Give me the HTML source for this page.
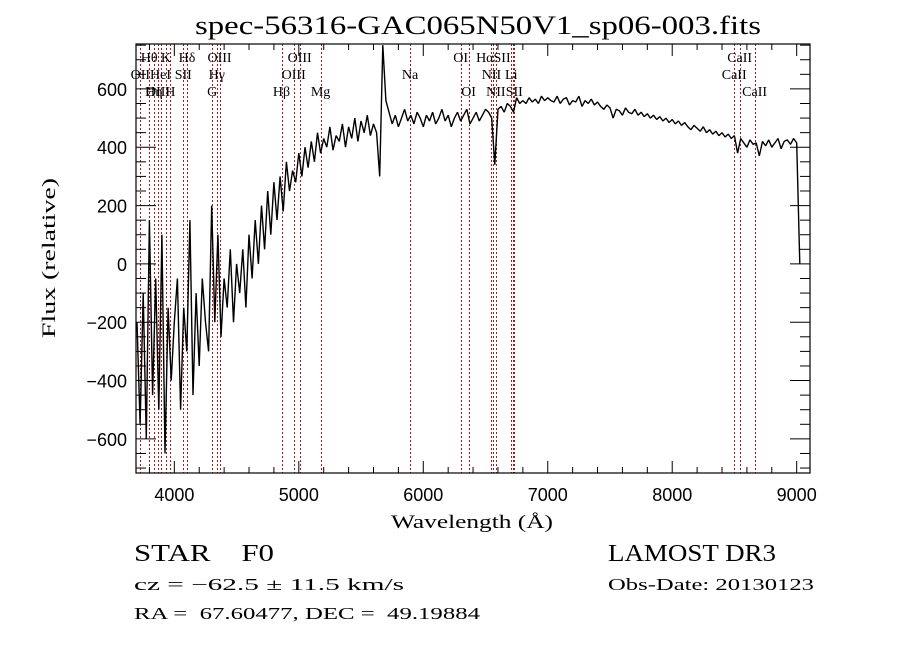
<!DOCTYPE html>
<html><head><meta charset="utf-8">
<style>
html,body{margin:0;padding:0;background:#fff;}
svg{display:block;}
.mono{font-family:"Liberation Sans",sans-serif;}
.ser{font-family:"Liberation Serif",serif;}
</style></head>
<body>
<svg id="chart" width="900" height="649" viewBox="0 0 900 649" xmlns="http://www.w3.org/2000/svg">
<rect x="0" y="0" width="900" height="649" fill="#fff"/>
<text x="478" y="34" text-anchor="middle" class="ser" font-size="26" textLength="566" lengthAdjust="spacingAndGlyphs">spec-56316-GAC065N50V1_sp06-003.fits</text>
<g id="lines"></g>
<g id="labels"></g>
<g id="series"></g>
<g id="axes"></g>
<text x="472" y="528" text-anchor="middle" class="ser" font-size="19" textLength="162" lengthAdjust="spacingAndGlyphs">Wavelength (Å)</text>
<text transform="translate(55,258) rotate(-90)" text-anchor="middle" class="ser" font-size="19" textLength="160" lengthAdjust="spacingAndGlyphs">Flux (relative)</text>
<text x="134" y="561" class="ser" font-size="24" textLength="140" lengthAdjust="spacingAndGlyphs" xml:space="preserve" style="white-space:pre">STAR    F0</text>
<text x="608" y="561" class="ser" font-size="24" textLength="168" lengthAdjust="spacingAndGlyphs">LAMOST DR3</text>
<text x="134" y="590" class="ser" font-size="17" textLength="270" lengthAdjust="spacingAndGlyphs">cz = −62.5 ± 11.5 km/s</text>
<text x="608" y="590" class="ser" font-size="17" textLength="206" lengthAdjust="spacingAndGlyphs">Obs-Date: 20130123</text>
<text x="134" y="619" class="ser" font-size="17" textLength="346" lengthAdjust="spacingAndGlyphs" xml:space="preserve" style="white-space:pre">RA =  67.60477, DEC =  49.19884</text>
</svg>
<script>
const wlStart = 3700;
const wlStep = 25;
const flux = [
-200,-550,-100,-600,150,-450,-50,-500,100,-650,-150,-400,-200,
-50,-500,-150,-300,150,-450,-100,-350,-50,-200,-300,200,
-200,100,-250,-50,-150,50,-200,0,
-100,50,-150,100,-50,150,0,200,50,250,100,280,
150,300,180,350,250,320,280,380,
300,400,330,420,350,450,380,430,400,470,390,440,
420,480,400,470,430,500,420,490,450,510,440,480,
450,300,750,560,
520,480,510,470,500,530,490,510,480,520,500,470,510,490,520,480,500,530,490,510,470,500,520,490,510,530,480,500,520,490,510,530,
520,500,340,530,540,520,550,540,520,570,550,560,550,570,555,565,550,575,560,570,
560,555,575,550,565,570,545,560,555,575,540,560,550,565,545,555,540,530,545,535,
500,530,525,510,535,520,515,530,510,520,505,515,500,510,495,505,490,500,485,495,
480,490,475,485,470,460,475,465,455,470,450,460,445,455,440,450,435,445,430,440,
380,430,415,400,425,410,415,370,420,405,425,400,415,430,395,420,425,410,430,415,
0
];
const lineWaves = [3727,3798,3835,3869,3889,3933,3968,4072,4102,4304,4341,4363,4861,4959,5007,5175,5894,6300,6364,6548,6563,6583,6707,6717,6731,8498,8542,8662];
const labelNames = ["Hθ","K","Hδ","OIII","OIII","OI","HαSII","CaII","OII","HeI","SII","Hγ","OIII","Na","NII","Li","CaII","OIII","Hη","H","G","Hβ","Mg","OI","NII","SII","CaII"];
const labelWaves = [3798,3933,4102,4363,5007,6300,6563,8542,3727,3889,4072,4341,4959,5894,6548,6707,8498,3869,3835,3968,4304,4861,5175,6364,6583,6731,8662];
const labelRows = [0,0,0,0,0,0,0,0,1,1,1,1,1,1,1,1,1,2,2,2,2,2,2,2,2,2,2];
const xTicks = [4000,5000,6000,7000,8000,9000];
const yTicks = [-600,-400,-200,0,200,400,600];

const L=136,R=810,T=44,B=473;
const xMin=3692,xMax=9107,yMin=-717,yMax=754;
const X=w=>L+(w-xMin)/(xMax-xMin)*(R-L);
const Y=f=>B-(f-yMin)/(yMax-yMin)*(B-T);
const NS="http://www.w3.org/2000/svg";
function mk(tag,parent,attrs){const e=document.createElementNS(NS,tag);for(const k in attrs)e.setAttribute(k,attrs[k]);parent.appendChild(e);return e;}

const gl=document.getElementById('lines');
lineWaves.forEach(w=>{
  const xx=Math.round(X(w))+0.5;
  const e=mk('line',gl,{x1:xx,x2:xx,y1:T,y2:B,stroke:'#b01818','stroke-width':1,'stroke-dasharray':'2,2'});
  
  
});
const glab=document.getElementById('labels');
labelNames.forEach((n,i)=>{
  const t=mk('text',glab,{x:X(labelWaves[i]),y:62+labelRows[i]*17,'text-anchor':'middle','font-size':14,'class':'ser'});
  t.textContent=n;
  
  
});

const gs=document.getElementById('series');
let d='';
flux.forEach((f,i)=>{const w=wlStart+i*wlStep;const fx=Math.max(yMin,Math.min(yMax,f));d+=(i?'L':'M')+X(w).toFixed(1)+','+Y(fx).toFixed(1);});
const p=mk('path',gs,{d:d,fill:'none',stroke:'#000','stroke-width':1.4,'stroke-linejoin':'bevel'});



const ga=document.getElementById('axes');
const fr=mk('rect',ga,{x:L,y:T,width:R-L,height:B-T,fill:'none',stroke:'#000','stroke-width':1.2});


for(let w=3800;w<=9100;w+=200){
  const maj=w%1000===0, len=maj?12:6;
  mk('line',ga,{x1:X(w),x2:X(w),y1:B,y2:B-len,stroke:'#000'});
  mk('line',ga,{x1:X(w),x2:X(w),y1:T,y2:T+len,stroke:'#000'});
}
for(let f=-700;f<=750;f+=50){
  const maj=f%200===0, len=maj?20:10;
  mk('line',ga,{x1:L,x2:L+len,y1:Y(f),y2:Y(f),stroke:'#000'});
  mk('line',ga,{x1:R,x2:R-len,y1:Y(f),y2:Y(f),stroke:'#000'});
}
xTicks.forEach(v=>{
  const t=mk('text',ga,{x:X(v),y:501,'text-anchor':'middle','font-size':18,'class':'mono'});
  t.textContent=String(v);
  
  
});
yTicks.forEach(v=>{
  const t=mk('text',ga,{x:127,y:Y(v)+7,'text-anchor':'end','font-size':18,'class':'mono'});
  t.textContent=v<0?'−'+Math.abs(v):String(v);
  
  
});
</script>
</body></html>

**Task statement:** Transcribe the whole listing, character for character, but not its images.

**Task output:**
Give me the HTML source for this page.
<!DOCTYPE html>
<html><head><meta charset="utf-8">
<style>
html,body{margin:0;padding:0;background:#fff;}
svg{display:block;}
.mono{font-family:"Liberation Sans",sans-serif;}
.ser{font-family:"Liberation Serif",serif;}
</style></head>
<body>
<svg id="chart" width="900" height="649" viewBox="0 0 900 649" xmlns="http://www.w3.org/2000/svg">
<rect x="0" y="0" width="900" height="649" fill="#fff"/>
<text x="478" y="34" text-anchor="middle" class="ser" font-size="26" textLength="566" lengthAdjust="spacingAndGlyphs">spec-56316-GAC065N50V1_sp06-003.fits</text>
<g id="lines"></g>
<g id="labels"></g>
<g id="series"></g>
<g id="axes"></g>
<text x="472" y="528" text-anchor="middle" class="ser" font-size="19" textLength="162" lengthAdjust="spacingAndGlyphs">Wavelength (Å)</text>
<text transform="translate(55,258) rotate(-90)" text-anchor="middle" class="ser" font-size="19" textLength="160" lengthAdjust="spacingAndGlyphs">Flux (relative)</text>
<text x="134" y="561" class="ser" font-size="24" textLength="140" lengthAdjust="spacingAndGlyphs" xml:space="preserve" style="white-space:pre">STAR    F0</text>
<text x="608" y="561" class="ser" font-size="24" textLength="168" lengthAdjust="spacingAndGlyphs">LAMOST DR3</text>
<text x="134" y="590" class="ser" font-size="17" textLength="270" lengthAdjust="spacingAndGlyphs">cz = −62.5 ± 11.5 km/s</text>
<text x="608" y="590" class="ser" font-size="17" textLength="206" lengthAdjust="spacingAndGlyphs">Obs-Date: 20130123</text>
<text x="134" y="619" class="ser" font-size="17" textLength="346" lengthAdjust="spacingAndGlyphs" xml:space="preserve" style="white-space:pre">RA =  67.60477, DEC =  49.19884</text>
</svg>
<script>
const wlStart = 3700;
const wlStep = 25;
const flux = [
-200,-550,-100,-600,150,-450,-50,-500,100,-650,-150,-400,-200,
-50,-500,-150,-300,150,-450,-100,-350,-50,-200,-300,200,
-200,100,-250,-50,-150,50,-200,0,
-100,50,-150,100,-50,150,0,200,50,250,100,280,
150,300,180,350,250,320,280,380,
300,400,330,420,350,450,380,430,400,470,390,440,
420,480,400,470,430,500,420,490,450,510,440,480,
450,300,750,560,
520,480,510,470,500,530,490,510,480,520,500,470,510,490,520,480,500,530,490,510,470,500,520,490,510,530,480,500,520,490,510,530,
520,500,340,530,540,520,550,540,520,570,550,560,550,570,555,565,550,575,560,570,
560,555,575,550,565,570,545,560,555,575,540,560,550,565,545,555,540,530,545,535,
500,530,525,510,535,520,515,530,510,520,505,515,500,510,495,505,490,500,485,495,
480,490,475,485,470,460,475,465,455,470,450,460,445,455,440,450,435,445,430,440,
380,430,415,400,425,410,415,370,420,405,425,400,415,430,395,420,425,410,430,415,
0
];
const lineWaves = [3727,3798,3835,3869,3889,3933,3968,4072,4102,4304,4341,4363,4861,4959,5007,5175,5894,6300,6364,6548,6563,6583,6707,6717,6731,8498,8542,8662];
const labelNames = ["Hθ","K","Hδ","OIII","OIII","OI","HαSII","CaII","OII","HeI","SII","Hγ","OIII","Na","NII","Li","CaII","OIII","Hη","H","G","Hβ","Mg","OI","NII","SII","CaII"];
const labelWaves = [3798,3933,4102,4363,5007,6300,6563,8542,3727,3889,4072,4341,4959,5894,6548,6707,8498,3869,3835,3968,4304,4861,5175,6364,6583,6731,8662];
const labelRows = [0,0,0,0,0,0,0,0,1,1,1,1,1,1,1,1,1,2,2,2,2,2,2,2,2,2,2];
const xTicks = [4000,5000,6000,7000,8000,9000];
const yTicks = [-600,-400,-200,0,200,400,600];

const L=136,R=810,T=44,B=473;
const xMin=3692,xMax=9107,yMin=-717,yMax=754;
const X=w=>L+(w-xMin)/(xMax-xMin)*(R-L);
const Y=f=>B-(f-yMin)/(yMax-yMin)*(B-T);
const NS="http://www.w3.org/2000/svg";
function mk(tag,parent,attrs){const e=document.createElementNS(NS,tag);for(const k in attrs)e.setAttribute(k,attrs[k]);parent.appendChild(e);return e;}

const gl=document.getElementById('lines');
lineWaves.forEach(w=>{
  const xx=Math.round(X(w))+0.5;
  const e=mk('line',gl,{x1:xx,x2:xx,y1:T,y2:B,stroke:'#b01818','stroke-width':1,'stroke-dasharray':'2,2'});
  
  
});
const glab=document.getElementById('labels');
labelNames.forEach((n,i)=>{
  const t=mk('text',glab,{x:X(labelWaves[i]),y:62+labelRows[i]*17,'text-anchor':'middle','font-size':14,'class':'ser'});
  t.textContent=n;
  
  
});

const gs=document.getElementById('series');
let d='';
flux.forEach((f,i)=>{const w=wlStart+i*wlStep;const fx=Math.max(yMin,Math.min(yMax,f));d+=(i?'L':'M')+X(w).toFixed(1)+','+Y(fx).toFixed(1);});
const p=mk('path',gs,{d:d,fill:'none',stroke:'#000','stroke-width':1.4,'stroke-linejoin':'bevel'});



const ga=document.getElementById('axes');
const fr=mk('rect',ga,{x:L,y:T,width:R-L,height:B-T,fill:'none',stroke:'#000','stroke-width':1.2});


for(let w=3800;w<=9100;w+=200){
  const maj=w%1000===0, len=maj?12:6;
  mk('line',ga,{x1:X(w),x2:X(w),y1:B,y2:B-len,stroke:'#000'});
  mk('line',ga,{x1:X(w),x2:X(w),y1:T,y2:T+len,stroke:'#000'});
}
for(let f=-700;f<=750;f+=50){
  const maj=f%200===0, len=maj?20:10;
  mk('line',ga,{x1:L,x2:L+len,y1:Y(f),y2:Y(f),stroke:'#000'});
  mk('line',ga,{x1:R,x2:R-len,y1:Y(f),y2:Y(f),stroke:'#000'});
}
xTicks.forEach(v=>{
  const t=mk('text',ga,{x:X(v),y:501,'text-anchor':'middle','font-size':18,'class':'mono'});
  t.textContent=String(v);
  
  
});
yTicks.forEach(v=>{
  const t=mk('text',ga,{x:127,y:Y(v)+7,'text-anchor':'end','font-size':18,'class':'mono'});
  t.textContent=v<0?'−'+Math.abs(v):String(v);
  
  
});
</script>
</body></html>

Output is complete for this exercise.